→ WORK TO BE COMPLETED
Print the lines from the one that contains "Give me the" to the one that contains "3.444,3.463,3.483,3.502];", inclusive, exactly as they appear, and please drop any pictures.

→ THE RECORDS
- - - -

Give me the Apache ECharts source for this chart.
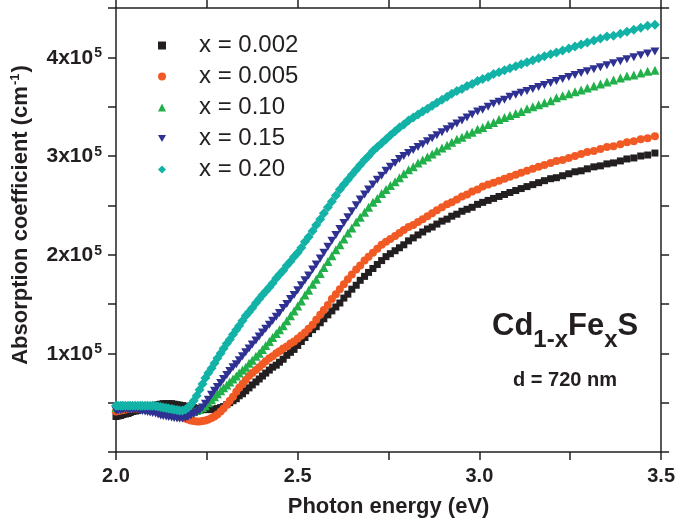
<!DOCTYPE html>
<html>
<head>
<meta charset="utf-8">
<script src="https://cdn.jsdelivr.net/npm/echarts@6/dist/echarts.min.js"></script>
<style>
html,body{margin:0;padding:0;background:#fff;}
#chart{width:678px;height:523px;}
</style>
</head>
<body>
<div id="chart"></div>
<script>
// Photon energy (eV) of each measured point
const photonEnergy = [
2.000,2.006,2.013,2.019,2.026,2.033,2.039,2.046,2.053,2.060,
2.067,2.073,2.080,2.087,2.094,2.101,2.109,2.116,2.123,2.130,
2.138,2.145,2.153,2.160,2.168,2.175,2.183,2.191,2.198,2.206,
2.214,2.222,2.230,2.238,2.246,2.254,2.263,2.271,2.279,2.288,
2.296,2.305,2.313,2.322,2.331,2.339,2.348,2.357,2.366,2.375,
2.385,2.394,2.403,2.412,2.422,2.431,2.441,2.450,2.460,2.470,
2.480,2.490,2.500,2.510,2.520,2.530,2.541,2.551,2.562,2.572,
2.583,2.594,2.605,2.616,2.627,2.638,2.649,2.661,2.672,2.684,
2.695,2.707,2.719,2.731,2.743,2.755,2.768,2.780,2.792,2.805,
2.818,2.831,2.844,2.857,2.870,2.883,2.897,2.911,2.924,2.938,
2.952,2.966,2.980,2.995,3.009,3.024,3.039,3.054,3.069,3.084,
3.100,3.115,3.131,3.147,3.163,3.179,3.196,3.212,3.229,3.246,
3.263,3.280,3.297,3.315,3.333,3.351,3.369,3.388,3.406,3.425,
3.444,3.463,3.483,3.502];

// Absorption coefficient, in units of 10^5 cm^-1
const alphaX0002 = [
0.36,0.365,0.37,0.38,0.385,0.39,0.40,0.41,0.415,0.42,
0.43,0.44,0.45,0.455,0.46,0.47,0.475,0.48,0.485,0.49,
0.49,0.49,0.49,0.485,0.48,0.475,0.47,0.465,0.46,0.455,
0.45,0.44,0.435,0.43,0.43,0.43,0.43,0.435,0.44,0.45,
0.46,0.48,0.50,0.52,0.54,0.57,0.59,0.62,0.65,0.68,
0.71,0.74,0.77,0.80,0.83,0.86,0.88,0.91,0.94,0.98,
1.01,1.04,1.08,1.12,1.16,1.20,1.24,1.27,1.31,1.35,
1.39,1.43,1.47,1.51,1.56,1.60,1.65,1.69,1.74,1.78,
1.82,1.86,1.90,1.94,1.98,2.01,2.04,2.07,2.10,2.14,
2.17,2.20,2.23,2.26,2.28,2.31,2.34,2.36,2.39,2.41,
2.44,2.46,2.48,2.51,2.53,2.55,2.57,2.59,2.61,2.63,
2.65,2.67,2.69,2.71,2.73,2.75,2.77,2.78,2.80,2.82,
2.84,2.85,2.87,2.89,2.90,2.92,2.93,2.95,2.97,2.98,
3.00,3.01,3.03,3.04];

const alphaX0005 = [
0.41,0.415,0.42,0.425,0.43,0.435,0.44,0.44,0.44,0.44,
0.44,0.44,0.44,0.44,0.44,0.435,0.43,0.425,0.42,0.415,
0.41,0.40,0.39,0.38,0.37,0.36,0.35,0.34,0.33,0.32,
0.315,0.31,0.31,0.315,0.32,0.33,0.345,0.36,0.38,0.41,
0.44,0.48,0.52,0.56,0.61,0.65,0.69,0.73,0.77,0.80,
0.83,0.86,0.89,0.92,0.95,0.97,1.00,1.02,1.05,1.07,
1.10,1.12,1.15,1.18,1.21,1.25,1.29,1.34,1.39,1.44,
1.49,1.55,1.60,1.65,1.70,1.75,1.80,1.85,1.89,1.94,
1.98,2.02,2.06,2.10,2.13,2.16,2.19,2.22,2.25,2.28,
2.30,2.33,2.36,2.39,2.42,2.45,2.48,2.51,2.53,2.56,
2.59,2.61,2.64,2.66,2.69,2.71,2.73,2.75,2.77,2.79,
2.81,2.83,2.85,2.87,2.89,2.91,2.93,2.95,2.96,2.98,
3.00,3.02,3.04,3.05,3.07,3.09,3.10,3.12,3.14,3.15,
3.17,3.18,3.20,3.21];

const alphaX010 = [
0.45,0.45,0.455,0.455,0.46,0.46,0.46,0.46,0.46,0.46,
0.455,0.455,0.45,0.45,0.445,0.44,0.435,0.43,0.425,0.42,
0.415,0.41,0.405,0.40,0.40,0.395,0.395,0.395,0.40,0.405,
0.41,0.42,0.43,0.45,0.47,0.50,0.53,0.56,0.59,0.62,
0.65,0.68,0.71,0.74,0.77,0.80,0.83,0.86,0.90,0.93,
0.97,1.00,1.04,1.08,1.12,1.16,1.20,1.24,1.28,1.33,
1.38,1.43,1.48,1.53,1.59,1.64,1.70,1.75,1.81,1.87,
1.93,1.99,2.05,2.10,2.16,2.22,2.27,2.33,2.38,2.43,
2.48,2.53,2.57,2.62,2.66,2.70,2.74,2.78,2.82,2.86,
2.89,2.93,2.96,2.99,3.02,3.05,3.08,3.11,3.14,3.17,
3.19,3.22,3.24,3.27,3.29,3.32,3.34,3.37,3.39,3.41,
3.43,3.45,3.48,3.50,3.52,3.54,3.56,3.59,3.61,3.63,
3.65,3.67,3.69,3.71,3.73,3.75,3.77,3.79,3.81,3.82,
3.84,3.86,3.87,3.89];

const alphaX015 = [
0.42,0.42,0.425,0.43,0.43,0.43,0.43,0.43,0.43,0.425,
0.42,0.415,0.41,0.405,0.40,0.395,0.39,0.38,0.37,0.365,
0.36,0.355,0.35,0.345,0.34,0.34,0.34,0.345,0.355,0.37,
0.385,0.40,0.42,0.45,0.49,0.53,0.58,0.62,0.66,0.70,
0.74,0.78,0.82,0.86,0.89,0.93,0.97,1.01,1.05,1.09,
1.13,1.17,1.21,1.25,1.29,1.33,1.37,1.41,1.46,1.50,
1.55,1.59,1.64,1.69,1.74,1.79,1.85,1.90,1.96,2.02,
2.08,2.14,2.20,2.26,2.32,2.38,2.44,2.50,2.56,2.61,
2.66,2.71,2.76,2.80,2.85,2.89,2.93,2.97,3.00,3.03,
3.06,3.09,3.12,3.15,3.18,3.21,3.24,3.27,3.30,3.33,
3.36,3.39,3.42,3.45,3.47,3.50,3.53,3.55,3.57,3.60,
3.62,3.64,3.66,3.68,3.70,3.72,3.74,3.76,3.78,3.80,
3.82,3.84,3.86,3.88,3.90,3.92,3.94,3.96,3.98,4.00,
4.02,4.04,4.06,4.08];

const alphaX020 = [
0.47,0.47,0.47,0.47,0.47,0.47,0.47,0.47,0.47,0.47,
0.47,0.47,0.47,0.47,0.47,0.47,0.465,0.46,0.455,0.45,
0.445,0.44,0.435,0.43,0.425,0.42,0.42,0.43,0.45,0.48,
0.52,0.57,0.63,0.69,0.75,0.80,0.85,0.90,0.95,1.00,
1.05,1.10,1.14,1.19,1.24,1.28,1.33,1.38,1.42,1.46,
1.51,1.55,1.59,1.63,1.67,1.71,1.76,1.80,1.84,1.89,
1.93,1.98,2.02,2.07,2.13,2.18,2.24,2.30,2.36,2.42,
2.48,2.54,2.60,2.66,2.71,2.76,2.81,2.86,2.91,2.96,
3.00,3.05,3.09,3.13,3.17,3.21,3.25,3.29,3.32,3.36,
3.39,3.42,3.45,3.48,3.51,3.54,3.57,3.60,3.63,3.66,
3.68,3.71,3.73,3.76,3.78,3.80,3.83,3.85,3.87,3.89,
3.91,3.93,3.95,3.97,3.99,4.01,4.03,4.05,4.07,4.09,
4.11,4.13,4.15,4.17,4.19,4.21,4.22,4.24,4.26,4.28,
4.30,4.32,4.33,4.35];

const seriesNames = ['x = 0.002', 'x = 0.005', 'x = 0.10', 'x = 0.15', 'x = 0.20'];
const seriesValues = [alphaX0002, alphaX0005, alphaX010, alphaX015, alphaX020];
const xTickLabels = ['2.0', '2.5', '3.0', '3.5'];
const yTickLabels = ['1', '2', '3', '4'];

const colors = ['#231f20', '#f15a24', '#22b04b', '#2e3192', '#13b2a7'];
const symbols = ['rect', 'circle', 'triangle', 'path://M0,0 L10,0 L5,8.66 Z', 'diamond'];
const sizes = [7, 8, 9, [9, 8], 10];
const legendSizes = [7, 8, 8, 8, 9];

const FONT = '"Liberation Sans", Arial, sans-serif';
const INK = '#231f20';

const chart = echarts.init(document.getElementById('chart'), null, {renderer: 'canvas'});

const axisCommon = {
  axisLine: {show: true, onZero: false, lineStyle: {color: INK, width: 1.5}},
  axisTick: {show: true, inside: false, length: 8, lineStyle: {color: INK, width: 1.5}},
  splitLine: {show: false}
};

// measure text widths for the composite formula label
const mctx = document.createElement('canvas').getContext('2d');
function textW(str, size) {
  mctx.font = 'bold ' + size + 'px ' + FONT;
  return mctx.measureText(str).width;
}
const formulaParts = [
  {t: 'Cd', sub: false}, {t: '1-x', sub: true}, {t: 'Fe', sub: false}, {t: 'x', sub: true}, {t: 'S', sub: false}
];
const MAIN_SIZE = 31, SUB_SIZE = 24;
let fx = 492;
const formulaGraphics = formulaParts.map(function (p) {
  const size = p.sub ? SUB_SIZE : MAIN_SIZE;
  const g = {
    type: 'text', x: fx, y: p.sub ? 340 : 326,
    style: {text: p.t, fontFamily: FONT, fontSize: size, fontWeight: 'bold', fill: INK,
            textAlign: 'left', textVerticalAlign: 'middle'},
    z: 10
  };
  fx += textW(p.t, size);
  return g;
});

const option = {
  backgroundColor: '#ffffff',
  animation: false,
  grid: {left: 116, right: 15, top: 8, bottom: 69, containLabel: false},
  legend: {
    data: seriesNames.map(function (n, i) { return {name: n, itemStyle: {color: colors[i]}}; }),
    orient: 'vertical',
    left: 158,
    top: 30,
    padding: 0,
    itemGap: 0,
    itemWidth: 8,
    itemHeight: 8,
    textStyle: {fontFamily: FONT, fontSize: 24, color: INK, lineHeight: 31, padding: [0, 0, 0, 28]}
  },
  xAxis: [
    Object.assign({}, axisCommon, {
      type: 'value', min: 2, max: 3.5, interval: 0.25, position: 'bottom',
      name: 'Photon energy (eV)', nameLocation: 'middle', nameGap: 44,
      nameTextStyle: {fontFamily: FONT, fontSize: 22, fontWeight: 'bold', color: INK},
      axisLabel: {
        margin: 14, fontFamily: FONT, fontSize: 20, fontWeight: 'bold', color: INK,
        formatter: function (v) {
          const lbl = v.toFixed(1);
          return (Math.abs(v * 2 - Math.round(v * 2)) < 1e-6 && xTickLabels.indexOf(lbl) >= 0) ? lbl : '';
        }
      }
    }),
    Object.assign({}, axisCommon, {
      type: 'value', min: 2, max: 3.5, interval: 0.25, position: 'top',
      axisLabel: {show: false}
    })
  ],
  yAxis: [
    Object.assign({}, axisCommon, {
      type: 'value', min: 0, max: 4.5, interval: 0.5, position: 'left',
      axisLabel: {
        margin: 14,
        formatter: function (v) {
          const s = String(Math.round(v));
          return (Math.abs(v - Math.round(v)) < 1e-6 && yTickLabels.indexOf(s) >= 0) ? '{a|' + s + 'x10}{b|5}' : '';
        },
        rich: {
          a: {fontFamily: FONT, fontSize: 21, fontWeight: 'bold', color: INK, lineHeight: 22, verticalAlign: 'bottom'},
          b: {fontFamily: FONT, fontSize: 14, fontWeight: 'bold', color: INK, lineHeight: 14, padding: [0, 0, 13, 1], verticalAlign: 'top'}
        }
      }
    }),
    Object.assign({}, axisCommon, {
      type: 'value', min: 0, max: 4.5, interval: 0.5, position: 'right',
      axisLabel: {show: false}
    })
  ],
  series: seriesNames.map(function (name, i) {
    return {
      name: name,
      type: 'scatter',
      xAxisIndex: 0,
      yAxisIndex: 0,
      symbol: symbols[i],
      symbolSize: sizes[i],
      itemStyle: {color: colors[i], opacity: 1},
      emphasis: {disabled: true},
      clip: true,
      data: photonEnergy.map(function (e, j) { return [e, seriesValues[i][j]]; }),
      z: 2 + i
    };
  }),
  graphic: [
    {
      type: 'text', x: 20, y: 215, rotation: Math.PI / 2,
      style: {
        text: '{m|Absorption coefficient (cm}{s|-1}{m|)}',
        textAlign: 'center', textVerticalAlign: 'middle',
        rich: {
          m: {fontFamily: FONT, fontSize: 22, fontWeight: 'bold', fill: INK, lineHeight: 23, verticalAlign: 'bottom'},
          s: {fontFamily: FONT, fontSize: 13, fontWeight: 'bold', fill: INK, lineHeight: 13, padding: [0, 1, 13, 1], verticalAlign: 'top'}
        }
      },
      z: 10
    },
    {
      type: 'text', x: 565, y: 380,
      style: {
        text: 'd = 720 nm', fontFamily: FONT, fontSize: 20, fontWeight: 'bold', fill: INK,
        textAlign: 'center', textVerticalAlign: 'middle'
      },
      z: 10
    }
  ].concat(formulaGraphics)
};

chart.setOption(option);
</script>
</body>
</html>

- - - -

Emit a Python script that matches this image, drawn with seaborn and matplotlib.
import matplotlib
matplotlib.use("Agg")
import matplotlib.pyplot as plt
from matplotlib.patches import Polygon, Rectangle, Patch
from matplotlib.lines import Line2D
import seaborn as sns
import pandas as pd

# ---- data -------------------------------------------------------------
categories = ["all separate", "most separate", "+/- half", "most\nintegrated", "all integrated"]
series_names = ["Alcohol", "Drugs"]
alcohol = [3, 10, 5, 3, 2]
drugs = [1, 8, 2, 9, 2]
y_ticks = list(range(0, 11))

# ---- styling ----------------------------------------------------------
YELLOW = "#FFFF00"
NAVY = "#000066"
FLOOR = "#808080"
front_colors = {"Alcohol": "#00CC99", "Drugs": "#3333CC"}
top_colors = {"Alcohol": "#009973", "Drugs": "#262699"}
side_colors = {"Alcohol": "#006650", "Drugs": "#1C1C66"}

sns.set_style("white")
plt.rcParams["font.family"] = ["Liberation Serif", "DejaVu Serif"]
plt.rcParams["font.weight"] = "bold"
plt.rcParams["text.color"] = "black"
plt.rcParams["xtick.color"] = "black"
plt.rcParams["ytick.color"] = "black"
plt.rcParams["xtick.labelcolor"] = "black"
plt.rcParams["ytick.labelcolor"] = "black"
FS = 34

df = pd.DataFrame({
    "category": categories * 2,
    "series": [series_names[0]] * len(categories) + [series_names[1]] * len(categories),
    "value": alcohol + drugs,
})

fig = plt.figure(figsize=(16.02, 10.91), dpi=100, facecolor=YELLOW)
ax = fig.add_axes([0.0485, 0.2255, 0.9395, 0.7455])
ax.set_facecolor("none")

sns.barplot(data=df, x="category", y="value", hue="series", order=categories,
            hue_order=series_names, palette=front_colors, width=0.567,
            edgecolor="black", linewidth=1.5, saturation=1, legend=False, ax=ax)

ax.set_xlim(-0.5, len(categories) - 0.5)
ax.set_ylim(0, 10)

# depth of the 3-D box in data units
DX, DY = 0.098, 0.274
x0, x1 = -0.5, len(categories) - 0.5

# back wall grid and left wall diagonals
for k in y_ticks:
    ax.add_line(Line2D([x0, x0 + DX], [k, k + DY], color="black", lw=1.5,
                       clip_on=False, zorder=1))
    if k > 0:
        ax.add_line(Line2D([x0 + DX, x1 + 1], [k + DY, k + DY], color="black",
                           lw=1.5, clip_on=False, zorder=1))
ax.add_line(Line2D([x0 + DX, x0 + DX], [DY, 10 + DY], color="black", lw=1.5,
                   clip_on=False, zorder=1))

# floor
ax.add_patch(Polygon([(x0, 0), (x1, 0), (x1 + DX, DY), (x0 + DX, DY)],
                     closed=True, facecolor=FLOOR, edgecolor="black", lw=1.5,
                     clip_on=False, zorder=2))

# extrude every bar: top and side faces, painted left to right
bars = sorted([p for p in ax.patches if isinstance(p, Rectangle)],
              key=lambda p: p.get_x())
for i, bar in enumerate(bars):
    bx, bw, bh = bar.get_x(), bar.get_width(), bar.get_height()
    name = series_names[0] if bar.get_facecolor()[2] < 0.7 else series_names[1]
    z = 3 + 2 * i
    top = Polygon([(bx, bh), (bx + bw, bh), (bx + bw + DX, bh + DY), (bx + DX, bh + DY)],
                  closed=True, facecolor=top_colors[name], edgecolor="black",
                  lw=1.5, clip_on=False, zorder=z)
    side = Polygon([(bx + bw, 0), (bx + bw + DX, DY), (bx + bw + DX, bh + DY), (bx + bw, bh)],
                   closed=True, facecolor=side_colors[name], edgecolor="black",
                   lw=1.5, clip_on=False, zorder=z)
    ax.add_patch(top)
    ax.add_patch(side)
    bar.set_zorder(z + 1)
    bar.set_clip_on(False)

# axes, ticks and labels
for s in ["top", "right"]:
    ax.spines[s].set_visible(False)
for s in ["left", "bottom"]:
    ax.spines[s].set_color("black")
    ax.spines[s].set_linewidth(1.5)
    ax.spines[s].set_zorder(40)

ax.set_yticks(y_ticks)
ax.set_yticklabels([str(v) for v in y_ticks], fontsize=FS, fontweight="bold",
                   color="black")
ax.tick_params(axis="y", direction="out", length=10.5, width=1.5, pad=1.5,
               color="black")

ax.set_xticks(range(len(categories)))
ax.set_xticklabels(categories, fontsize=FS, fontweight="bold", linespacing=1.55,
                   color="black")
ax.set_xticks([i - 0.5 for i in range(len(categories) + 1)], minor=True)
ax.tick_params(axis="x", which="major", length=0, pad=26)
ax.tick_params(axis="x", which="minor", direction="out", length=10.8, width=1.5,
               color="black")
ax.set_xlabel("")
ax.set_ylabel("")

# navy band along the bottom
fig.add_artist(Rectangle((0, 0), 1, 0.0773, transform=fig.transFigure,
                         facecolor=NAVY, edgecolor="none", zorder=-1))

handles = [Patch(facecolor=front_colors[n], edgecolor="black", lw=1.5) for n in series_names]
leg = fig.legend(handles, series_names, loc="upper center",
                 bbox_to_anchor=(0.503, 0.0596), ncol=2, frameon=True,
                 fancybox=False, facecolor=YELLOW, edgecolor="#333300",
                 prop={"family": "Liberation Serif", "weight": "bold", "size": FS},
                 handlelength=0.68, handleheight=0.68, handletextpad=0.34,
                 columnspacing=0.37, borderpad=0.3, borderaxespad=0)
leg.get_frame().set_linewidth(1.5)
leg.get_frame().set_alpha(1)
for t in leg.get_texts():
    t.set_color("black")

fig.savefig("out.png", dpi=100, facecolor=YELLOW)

- - - -

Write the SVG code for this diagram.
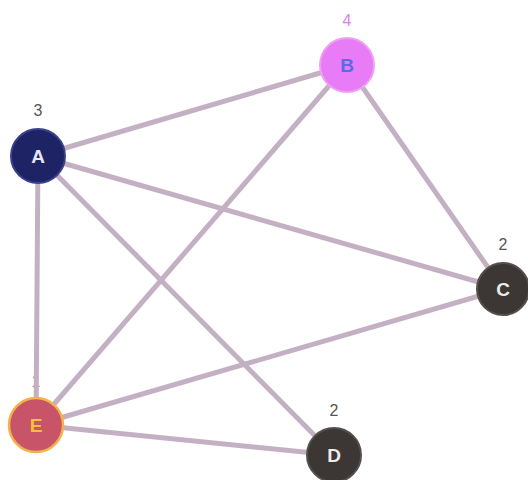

- - - -

→ TASK RESULT
Give me the Apache ECharts source for this chart.
<!DOCTYPE html>
<html>
<head>
<meta charset="utf-8">
<script src="https://cdn.jsdelivr.net/npm/echarts@6/dist/echarts.min.js"></script>
<style>
html,body{margin:0;padding:0;background:#fff;}
#chart{width:678px;height:523px;}
</style>
</head>
<body>
<div id="chart"></div>
<script>
// Photon energy (eV) of each measured point
const photonEnergy = [
2.000,2.006,2.013,2.019,2.026,2.033,2.039,2.046,2.053,2.060,
2.067,2.073,2.080,2.087,2.094,2.101,2.109,2.116,2.123,2.130,
2.138,2.145,2.153,2.160,2.168,2.175,2.183,2.191,2.198,2.206,
2.214,2.222,2.230,2.238,2.246,2.254,2.263,2.271,2.279,2.288,
2.296,2.305,2.313,2.322,2.331,2.339,2.348,2.357,2.366,2.375,
2.385,2.394,2.403,2.412,2.422,2.431,2.441,2.450,2.460,2.470,
2.480,2.490,2.500,2.510,2.520,2.530,2.541,2.551,2.562,2.572,
2.583,2.594,2.605,2.616,2.627,2.638,2.649,2.661,2.672,2.684,
2.695,2.707,2.719,2.731,2.743,2.755,2.768,2.780,2.792,2.805,
2.818,2.831,2.844,2.857,2.870,2.883,2.897,2.911,2.924,2.938,
2.952,2.966,2.980,2.995,3.009,3.024,3.039,3.054,3.069,3.084,
3.100,3.115,3.131,3.147,3.163,3.179,3.196,3.212,3.229,3.246,
3.263,3.280,3.297,3.315,3.333,3.351,3.369,3.388,3.406,3.425,
3.444,3.463,3.483,3.502];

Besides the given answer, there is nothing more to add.